The Wilbury Group Announces its 2015/2016 Season
Providence's Little Theater That Could announces a season filled with world, state and regional premieres, plus a couple of kick-butt rock musicals.

The Wilbury Group is fast becoming one of my favorite regional theaters. Simply put, it's because I gave the tiny, five-year-old organization a chance. They were already doing the work — great stuff bursting with grit and bite. (Read our coverage of recent productions here, here and here.) It only took me four years to climb the stairs at the Southside Cultural Center and see it for myself.

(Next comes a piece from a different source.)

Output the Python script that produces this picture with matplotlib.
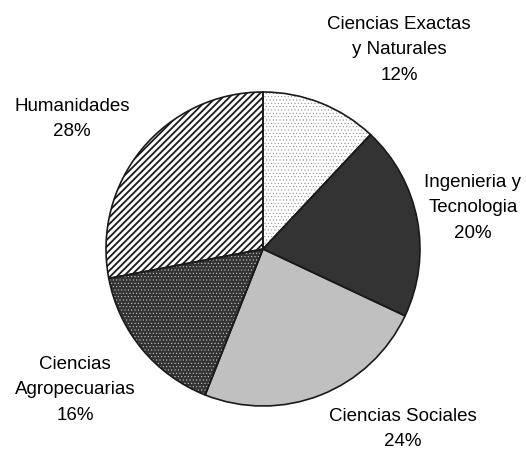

Don't be the last to know. Here's the lineup for the Wilbury's sixth anniversary season, plus the inside scoop on each play from Josh Short, the theater's founding artistic director:
The show: Dry Land, a new play by Ruby Rae Spiegel, a twenty-one-year-old theater prodigy from Yale. The play takes place inside a high school girls’ locker room and was nominated for the Susan Smith Blackburn Prize in Drama.
Why it's Wilbury material: “I was sent this play last fall by one of the bigger theaters in town who felt that it was more ‘Wilbury’ than anything else and I fell in love with it immediately," says Short. "It’s a beautiful piece of work, and easily one of the most exciting and heartbreaking new plays that I’ve read in years. After its successful New York run we’re extremely lucky to be one of the first theaters in the country to produce it, and I think Providence audiences will respond to its incredibly human story.”
The show: Cain and Abel, a new play by Wilbury’s playwright-in-residence Ben Jolivet that's directed by Susie Schutt.
Why it's Wilbury material: We presented Cain and Abel as a staged-reading last fall and audience reaction was huge," Short says. "It’s the edgy, contemporary reimagining of a tale that we all think we know so well, and Ben’s brought these characters to life in such a way that for the first time the underlying themes of jealousy, love and seduction ring loud and clear.”
The show: Passing Strange, a rock musical that was developed at the Sundance Institute Theatre Lab and premiered to rave reviews on Broadway in 2009.
Why it's Wilbury material: ““Passing Strange has been on my wish list of great plays I’d like to produce since the Wilbury Group was founded,” Short says. "As a jazz-blues style musical that’s outside anything we’ve done, every year for the past few years I’ve included it in drafts of the season lineup and then taken it out. This year though, with Brien [Lang] at the helm, we’re finally ready to give it the production it deserves.”
The show: The Rhode Island premiere of Aaron Posner’s Stupid Fucking Bird, which, according to the playwright, is "sort of adapted from The Seagull by Anton Chekhov."
Why it's Wilbury material: "“I think it’s a real challenge for theaters to produce Chekhov sans the preciousness that can keep audiences from relating to it," Short says. "Posner’s adaptation stays true to the story of one of Chekhov’s greatest works, while giving it the bite and verve that it warrants in a twenty-first-century production."
The show: The New England premiere of Murder Ballad, a play about a love triangle gone wrong by Julia Jordan and indie rock singer/songwriter Juliana Nash.
Why it's Wilbury material: “It’s smart, sexy and it’s a hell of a lot of fun," Short says. "It’s a play that’s written to be experienced so viscerally by its audience."
The show: The New England premiere of Jez Butterworth’s Jerusalem.
Why it's Wilbury material: “Jerusalem is the quintessential Wilbury play to me; it demands excellent ensemble work, it’s as gritty as anything, and it balances comedy and pathos beautifully," Short says. "And like many of the plays that have been my favorite over the years, it’s a great challenge for a small company like ours to do.”